Senator Toomey's MILK Act is being co-sponsored by Senator Ron Johnson (R-Wis.) and has earned the support of the following organizations:
"Pennsylvania Farm Bureau is pleased to support Senator Toomey's MILK Act that provides increased flexibility to include two-percent and whole milk in school meal programs," said Pennsylvania Farm Bureau President Rick Ebert.
"The Pennsylvania Dairymen's Association strongly believes school children once again should have the option to choose whole milk in schools. Recent and emerging dietary research has shown that whole milk nutrition is essential for the healthy development of our growing children. The Pennsylvania Dairymen's Association applauds the leadership of Senator Toomey to provide school children with the nutrition and great satisfaction of delicious whole milk," said Pennsylvania Dairymen's Association Executive Director David Smith.

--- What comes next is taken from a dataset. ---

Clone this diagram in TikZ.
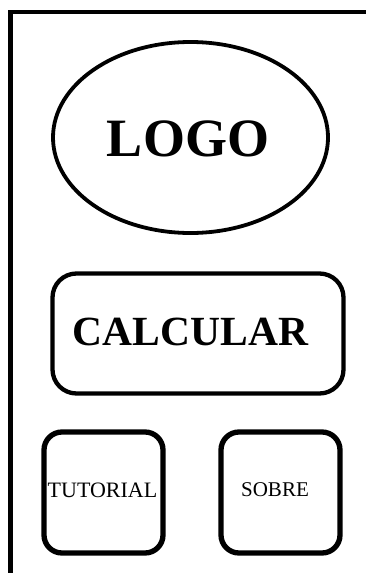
\documentclass[tikz,border=0pt]{standalone}
\usepackage{fontspec}
\setmainfont{Liberation Serif}
\usetikzlibrary{shapes.geometric}
\tikzset{
  logoshape/.style={draw, ellipse, line width=3.8pt, minimum width=275pt, minimum height=191pt, inner sep=0pt},
  bigbtn/.style={draw, rectangle, rounded corners=24pt, line width=4.3pt, minimum width=291pt, minimum height=120pt, inner sep=0pt},
  smallbtn/.style={draw, rectangle, rounded corners=18pt, line width=5.3pt, minimum width=119pt, minimum height=121pt, inner sep=0pt},
}
\begin{document}
\begin{tikzpicture}[x=1pt, y=-1pt]
\useasboundingbox (0,0) rectangle (366,573);
\coordinate (ftr) at (368,12);
\coordinate (ftl) at (8,12);
\coordinate (fbl) at (10.7,575);
\coordinate (ftl2) at (10.7,10);
\draw[line width=3.8pt] (ftl) -- (ftr);
\draw[line width=5.5pt] (ftl2) -- (fbl);
\node[logoshape] (logo) at (190.5,137.5) {};
\node[font=\fontsize{54}{60}\selectfont\bfseries] (logotext) at (188,139) {LOGO};
\node[bigbtn] (calc) at (198,333.5) {};
\node[font=\fontsize{41.5}{48}\selectfont\bfseries] (calctext) at (190.5,331.5) {CALCULAR};
\node[smallbtn] (tut) at (103.5,492.5) {};
\node[font=\fontsize{22}{26}\selectfont] (tuttext) at (102.5,490) {TUTORIAL};
\node[smallbtn] (sobre) at (280.5,492.5) {};
\node[font=\fontsize{21}{25}\selectfont] (sobretext) at (275,490) {SOBRE};
\end{tikzpicture}
\end{document}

"Giving our kids the opportunity to drink a glass of nutritious milk with breakfast and lunch each day is one of the best things we can do for their health and development. Our IDFA members are grateful to Senator Toomey for introducing this bill to allow schools more flexibility to offer the same types of milk that children and teens enjoy at home. Providing expanded milk options helps ensure students get the nine essential nutrients that milk uniquely provides, including powerful protein, calcium, vitamin D and potassium," said International Dairy Foods Association and President Michael Dykes.
"Dairy producers across the state are very concerned that we are losing an entire generation of milk drinkers and the nutrition milk provides to growing children due to the less appealing skim and low-fat milk currently being served. Senator Toomey's proposal goes a long way in addressing this concern," said Somerset County Dairy Farmer Glenn Stoltzfus.
In 2010, Congress passed the Healthy, Hunger-Free Kids Act which amended nutrition standards in the School Lunch Program. Among the changes, the law mandated that all milk available in schools must be fat free. Last year, the U.S. Department of Agriculture announced a rule that allowed schools to receive waivers to make one percent milk available to students.